What Diet Is The Most Beneficial for Our Microbiome?
It feels like every week there’s a new fad miracle diet that promises to cure diseases. One week certain foods that are labeled “bad” can be suddenly considered a key element to nutrition. From the Cabbage Soup Diet to the Atkins Diet, supporters usually claim that their ailments were healed by simple substitutions or restrictions, but how do these diets affect our intestinal microbiome? More importantly, does the diversity and health of our microbiome affect our overall health? And what is the microbiome anyway?
A research team from the University of California had a few of these same questions and decided to delve deep into recent microbiome literature in order to further investigate what sort of impact the bacteria living in our intestines can have on our overall health. The intestinal microbiome is the microorganism ecosystem that resides in your gut, and it is comprised of not only bacteria, but viruses, fungi, and protozoa as well. As more and more research studies are being published, there is an increasing amount of evidence linking a healthy diet and a healthy gut to positive overall health. A great number of microbiome studies are completed using 16s rRNA amplicon sequencing. 16s rRNA sequencing is the most common method used to study the microbiome due to its low cost. However, it only provides microbial identification, not function. Although more expensive, shotgun metagenomic sequencing sequences the whole bacterial genome. Through shotgun metagenomic sequencing, microbial identification and gene composition can be analyzed. This in turn allows researchers to draw conclusions of the functionality of different genes.
Through their literature review, Singh et al. found that the Western Diet is proven to be detrimental not only to the microbiome, but to the host’s overall health. The Western Diet, characterized as a high intake of red meat, processed meat, refined foods including sugar, high fructose corn syrup, and grains, and of course fried food results in a significant reduction in beneficial bacteria and an increase in cardiovascular disease, diabetes, obesity, and inflammation.

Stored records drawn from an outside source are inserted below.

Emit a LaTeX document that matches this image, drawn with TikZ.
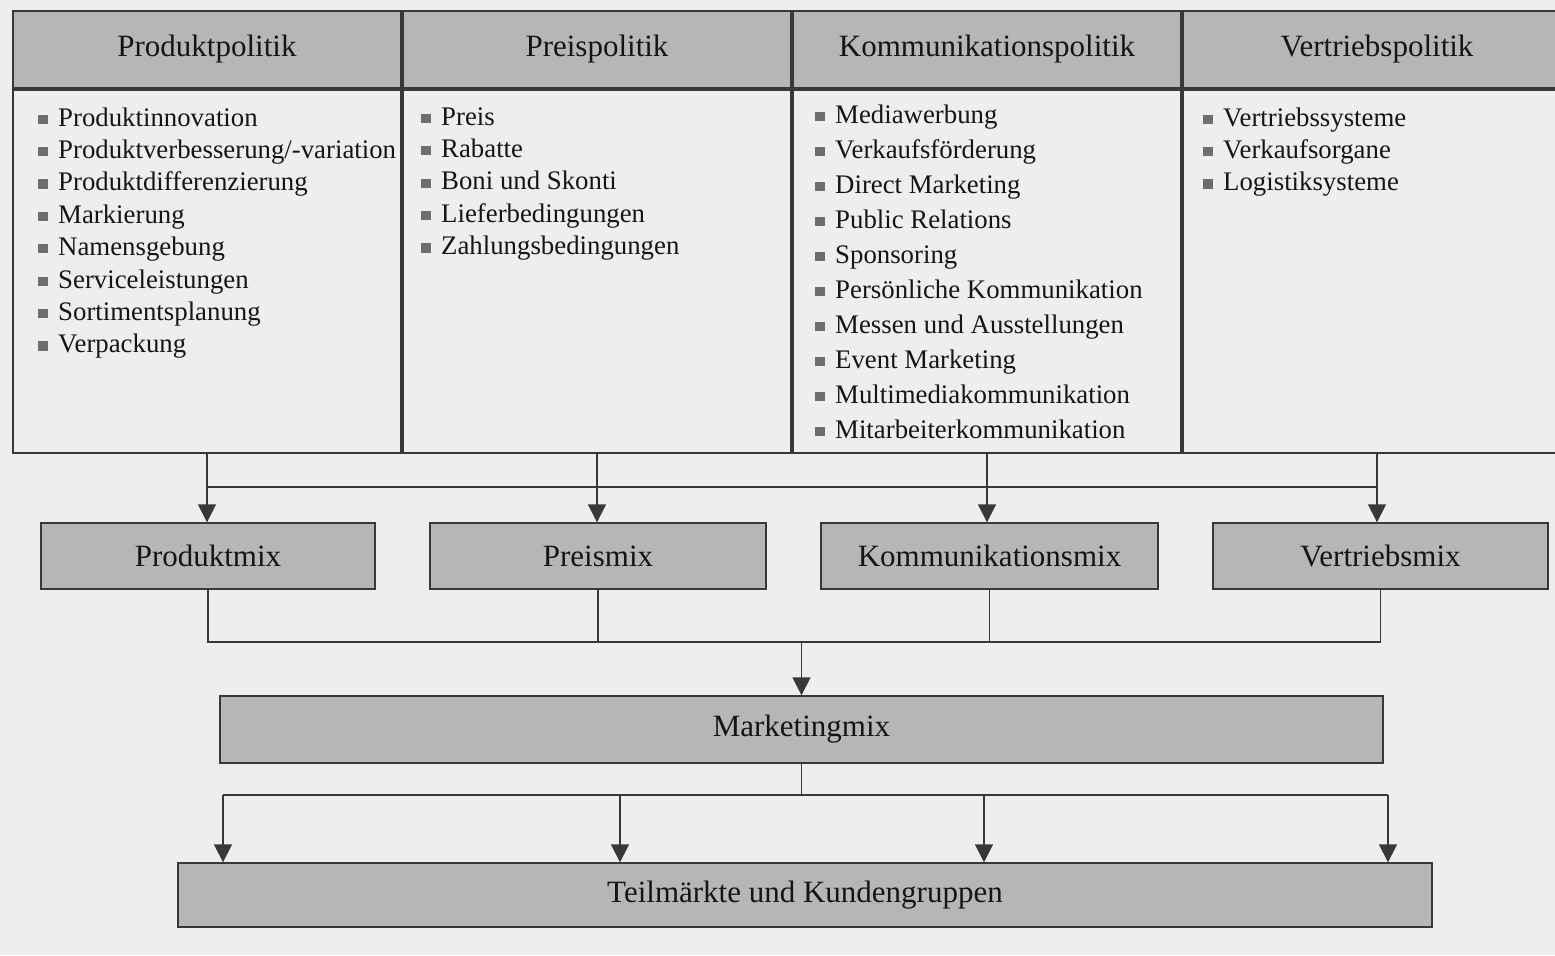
\documentclass[tikz,border=0pt]{standalone}
\usepackage{fontspec}
\setmainfont{Liberation Serif}
\usetikzlibrary{positioning,arrows.meta}
\definecolor{papier}{HTML}{EEEEEE}
\definecolor{kasten}{HTML}{B6B6B6}
\definecolor{linie}{HTML}{383838}
\definecolor{punkt}{HTML}{6E6E6E}
\definecolor{schrift}{HTML}{151515}
\newcommand{\pkt}{\textcolor{punkt}{\rule[1.1pt]{4.6pt}{4.6pt}}\hspace{5.3pt}}

\begin{document}
\begin{tikzpicture}[x=0.5pt,y=-0.5pt,
    text=schrift,
    kopf/.style={draw=linie,fill=kasten,line width=0.9pt,minimum width=194.1pt,
        minimum height=38.5pt,inner sep=0pt,font=\fontsize{15.5}{18}\selectfont},
    feld/.style={draw=linie,line width=0.9pt,minimum width=194.1pt,
        minimum height=181.5pt,inner sep=0pt},
    liste/.style={anchor=north west,align=left,inner sep=0pt,
        font=\fontsize{13.4}{16.2}\selectfont},
    mix/.style={draw=linie,fill=kasten,line width=0.7pt,minimum height=33pt,
        inner sep=0pt,font=\fontsize{15.5}{18}\selectfont},
    verb/.style={draw=linie,line width=0.8pt},
    pfeil/.style={verb,-{Triangle[length=9pt,width=9pt]}},
]
\useasboundingbox (0,0) rectangle (1555,955);
\fill[papier] (0,0) rectangle (1555,955);
\clip (0,0) rectangle (1555,955);

% Kopfzeile der Tabelle
\node[kopf,anchor=north west] (kpp) at (12,10) {Produktpolitik};
\node[kopf,right=0pt of kpp] (kpr) {Preispolitik};
\node[kopf,right=0pt of kpr] (kko) {Kommunikationspolitik};
\node[kopf,right=0pt of kko] (kve) {Vertriebspolitik};

% Felder
\node[feld,below=0pt of kpp] (fpp) {};
\node[feld,below=0pt of kpr] (fpr) {};
\node[feld,below=0pt of kko] (fko) {};
\node[feld,below=0pt of kve] (fve) {};

% Instrumente
\node[liste] (lpp) at (38,107) {\pkt Produktinnovation\\ \pkt Produktverbesserung/-variation\\
    \pkt Produktdifferenzierung\\ \pkt Markierung\\ \pkt Namensgebung\\
    \pkt Serviceleistungen\\ \pkt Sortimentsplanung\\ \pkt Verpackung};
\node[liste] (lpr) at (421,107) {\pkt Preis\\ \pkt Rabatte\\ \pkt Boni und Skonti\\
    \pkt Lieferbedingungen\\ \pkt Zahlungsbedingungen};
\node[liste,font=\fontsize{13.4}{17.5}\selectfont] (lko) at (815,104) {\pkt Mediawerbung\\
    \pkt Verkaufsförderung\\ \pkt Direct Marketing\\ \pkt Public Relations\\
    \pkt Sponsoring\\ \pkt Persönliche Kommunikation\\ \pkt Messen und Ausstellungen\\
    \pkt Event Marketing\\ \pkt Multimediakommunikation\\ \pkt Mitarbeiterkommunikation};
\node[liste] (lve) at (1203,107) {\pkt Vertriebssysteme\\ \pkt Verkaufsorgane\\
    \pkt Logistiksysteme};

% Teil-Mixe
\node[mix,minimum width=167pt] (mpp) at (208,556) {Produktmix};
\node[mix,minimum width=168pt] (mpr) at (598,556) {Preismix};
\node[mix,minimum width=168.5pt] (mko) at (989.5,556) {Kommunikationsmix};
\node[mix,minimum width=167.5pt] (mve) at (1380.5,556) {Vertriebsmix};

\node[mix,minimum width=581.5pt,minimum height=33.5pt] (mm) at (801.5,729.5) {Marketingmix};
\node[mix,minimum width=627pt,minimum height=32pt] (tk) at (805,895) {Teilmärkte und Kundengruppen};

% Verbindungen oben
\coordinate (b1) at (0,487);
\draw[verb] (fpp.south |- b1) -- (fve.south |- b1);
\draw[pfeil] (fpp.south) -- (fpp.south |- mpp.north);
\draw[pfeil] (fpr.south) -- (fpr.south |- mpr.north);
\draw[pfeil] (fko.south) -- (fko.south |- mko.north);
\draw[pfeil] (fve.south) -- (fve.south |- mve.north);

% Sammelleitung
\coordinate (b2) at (0,642);
\draw[verb] (mpp.south) -- (mpp.south |- b2) -- (mve.south |- b2) -- (mve.south);
\draw[verb] (mpr.south) -- (mpr.south |- b2);
\draw[verb] (mko.south) -- (mko.south |- b2);
\draw[pfeil] (mm.north |- b2) -- (mm.north);

% Verteilung unten
\coordinate (t1) at (223,795);
\coordinate (t2) at (620,795);
\coordinate (t3) at (984,795);
\coordinate (t4) at (1388,795);
\draw[verb] (mm.south) -- (mm.south |- t1);
\draw[verb] (t1) -- (t4);
\draw[pfeil] (t1) -- (t1 |- tk.north);
\draw[pfeil] (t2) -- (t2 |- tk.north);
\draw[pfeil] (t3) -- (t3 |- tk.north);
\draw[pfeil] (t4) -- (t4 |- tk.north);
\end{tikzpicture}
\end{document}
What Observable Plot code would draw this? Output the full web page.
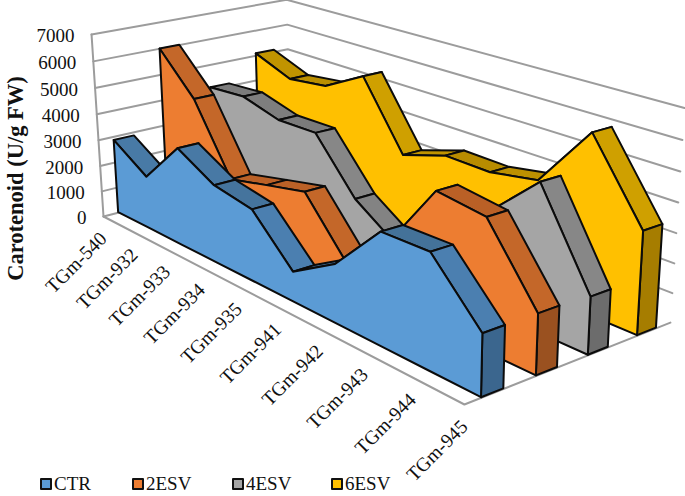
<!DOCTYPE html>
<html><head><meta charset="utf-8">
<script src="https://cdn.jsdelivr.net/npm/d3@7"></script>
<script src="https://cdn.jsdelivr.net/npm/@observablehq/plot@0.6"></script>
<style>
html,body{margin:0;padding:0;background:#fff}
#wrap{position:relative;width:685px;height:496px;overflow:hidden}
#legend{position:absolute;left:0;top:474px;width:400px;height:20px;font:19px "Liberation Serif",serif;color:#111}
.it{position:absolute;top:0;height:20px;line-height:20px;white-space:nowrap}
.sw{position:absolute;top:4px;left:0;width:8px;height:8px;border:2px solid #111;border-radius:1px}
.lb{position:absolute;left:14px;top:0}
</style></head><body><div id="wrap"><div id="chart"></div><div id="legend"></div></div>
<script>
const categories = ["TGm-540","TGm-932","TGm-933","TGm-934","TGm-935","TGm-941","TGm-942","TGm-943","TGm-944","TGm-945"];
const ctr  = [2860,1990,3620,2840,2580,1055,2010,3730,3760,1985];
const esv2 = [5990,4510,1990,2350,2700,820,2200,4515,4300,1970];
const esv4 = [4090,4200,3790,3820,1935,880,2000,3310,4900,1890];
const esv6 = [5070,4490,4680,5510,3080,3610,3580,3885,6010,3440];
const valueTicks = [0,1000,2000,3000,4000,5000,6000,7000];
const seriesNames = ["CTR","2ESV","4ESV","6ESV"];
const seriesValues = [ctr,esv2,esv4,esv6];
const frontColors = ["#5B9BD5","#ED7D31","#A5A5A5","#FFC000"];
const steepColors = ["#4B7FB0","#C46729","#878787","#CFA000"];
const flatColors  = ["#447299","#B85F26","#7B7B7B","#B88C00"];
const capColors   = ["#3B668E","#9A5120","#6C6C6C","#A67D00"];
const maxValue = 7000;

// perspective view of the chart box: u along categories, w in depth, v up
const A=[244,212.1,-15.6,103], B=[86.2,-33.4,-183.4,216], D=[-0.252,0.0866,-0.04,1];
const project=(u,w,val)=>{const v=val/maxValue,q=D[0]*u+D[1]*w+D[2]*v+D[3];
  return [(A[0]*u+A[1]*w+A[2]*v+A[3])/q,(B[0]*u+B[1]*w+B[2]*v+B[3])/q];};
const uOf=i=>i/(categories.length-1);

const faces=[]; let fid=0;
const quad=(p1,p2,p3,p4,color)=>{const id=fid++;
  faces.push({id,color,x1:p1[0],y1:p1[1],x2:p4[0],y2:p4[1]},{id,color,x1:p2[0],y1:p2[1],x2:p3[0],y2:p3[1]});};
for(let s=seriesValues.length-1;s>=0;s--){
  const vals=seriesValues[s], w0=(s+.5)/4-.05, w1=(s+.5)/4+.05, last=vals.length-1;
  for(let i=0;i<last;i++){
    const k=Math.min(1,Math.abs(vals[i+1]-vals[i])/1500);
    quad(project(uOf(i),w0,vals[i]),project(uOf(i+1),w0,vals[i+1]),project(uOf(i+1),w1,vals[i+1]),project(uOf(i),w1,vals[i]),
      d3.interpolateRgb(flatColors[s],steepColors[s])(k));
  }
  quad(project(1,w0,vals[last]),project(1,w1,vals[last]),project(1,w1,0),project(1,w0,0),capColors[s]);
  const id=fid++;
  vals.forEach((val,i)=>{const t=project(uOf(i),w0,val),b=project(uOf(i),w0,0);
    faces.push({id,color:frontColors[s],x1:t[0],y1:t[1],x2:b[0],y2:b[1]});});
}
const grid=[];
valueTicks.forEach(val=>{ if(val===0) return;
  [[0,0],[0,1],[1,1]].forEach(([u,w])=>{const p=project(u,w,val);grid.push({k:"v"+val,x:p[0],y:p[1]});});});
[[0,0],[1,0],[1,1]].forEach(([u,w])=>{const p=project(u,w,0);grid.push({k:"floor",x:p[0],y:p[1]});});
[0,maxValue].forEach(val=>{const p=project(0,0,val);grid.push({k:"edge",x:p[0],y:p[1]});});
[[0,0],[0,1]].forEach(([u,w])=>{const p=project(u,w,0);grid.push({k:"floorL",x:p[0],y:p[1]});});

const vLabels=valueTicks.map(val=>{const p=project(0,0,val);return {x:p[0],y:p[1],t:String(val)};});
const cLabels=categories.map((c,i)=>{const p=project(uOf(i),0,0);return {x:p[0],y:p[1],t:c};});

const plot=Plot.plot({
  width:685,height:496,margin:0,
  x:{domain:[0,685],range:[0,685],axis:null},
  y:{domain:[0,496],range:[0,496],axis:null},
  color:{type:"identity"},
  style:{fontFamily:"'Liberation Serif',serif",background:"#fff",color:"#111"},
  marks:[
    Plot.line(grid,{x:"x",y:"y",z:"k",stroke:"#9C9C9C",strokeWidth:2}),
    Plot.area(faces,{x1:"x1",y1:"y1",x2:"x2",y2:"y2",z:"id",fill:"color",stroke:"#0b0b0b",strokeWidth:2,strokeLinejoin:"round"}),
    Plot.text(vLabels,{x:"x",y:"y",text:"t",textAnchor:"end",dx:-17,dy:1.5,fontSize:19,fill:"#111"}),
    Plot.text(cLabels,{x:"x",y:"y",text:"t",textAnchor:"end",rotate:-45,dx:0,dy:19,fontSize:19.5,fill:"#111"}),
    Plot.text(["Carotenoid (U/g FW)"],{x:()=>15,y:()=>178,text:d=>d,rotate:-90,fontSize:22.5,fontWeight:"bold",fill:"#111"})
  ]
});
document.getElementById("chart").appendChild(plot);
const lefts=[40,132,232,331];
const lg=document.getElementById("legend");
seriesNames.forEach((n,i)=>{const it=document.createElement("div");it.className="it";it.style.left=lefts[i]+"px";
  const sw=document.createElement("div");sw.className="sw";sw.style.background=frontColors[i];
  const lb=document.createElement("div");lb.className="lb";lb.textContent=n;it.append(sw,lb);lg.append(it);});
</script></body></html>
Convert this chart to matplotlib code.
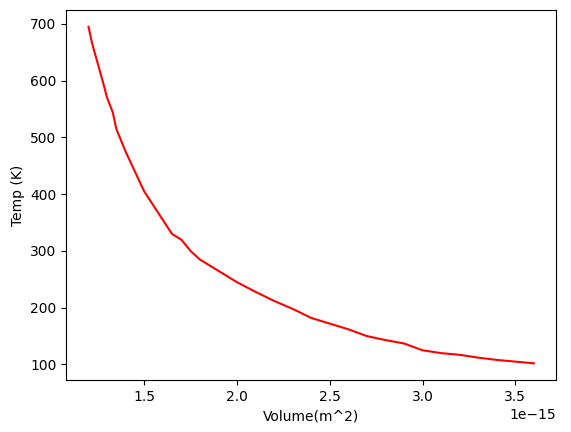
import matplotlib
matplotlib.use("Agg")
import matplotlib.pyplot as plt
import numpy as np

volume = [1.20, 1.22, 1.25, 1.28, 1.30, 1.33, 1.35, 1.40, 1.45, 1.50, 1.55, 1.60, 1.65, 1.70,
          1.75, 1.80, 1.90, 2.00, 2.10, 2.20, 2.30, 2.40, 2.50, 2.60, 2.70, 2.80, 2.90,
          3.00, 3.10, 3.20, 3.30, 3.40, 3.50, 3.60]
temp = [695, 665, 630, 595, 570, 545, 515, 475, 440, 405, 380, 355, 330, 320,
        300, 285, 265, 245, 228, 212, 198, 182, 172, 162, 150, 143, 137,
        125, 120, 117, 112, 108, 105, 102]

fig, ax = plt.subplots(figsize=(5.71, 4.32), dpi=100)
ax.plot(np.array(volume) * 1e-15, temp, color="red")
ax.set_xlabel("Volume(m^2)")
ax.set_ylabel("Temp (K)")
fig.subplots_adjust(left=0.116, right=0.974, top=0.977, bottom=0.12)
fig.savefig("out.png")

Alternatively, the front runner for a healthy microbiome was the Mediterranean diet. The Mediterranean diet is comprised of a high intake of fruits and vegetables, legumes, and nuts, moderate amount of whole grains and red wine, higher intake of protein from plant sources rather than animal, and reduced intake of red meat while focusing on lean meats such as chicken and fish. The Mediterranean diet resulted in an increase in healthy microbiome bacteria including Lactobacillus, Bifidobacterium, and Prevotella. Subsequently, people who follow this diet have a significant decrease in cardiovascular disease, obesity, diabetes and inflammation.
As research has indicated, what is good for our gut microbiome is good for our overall health.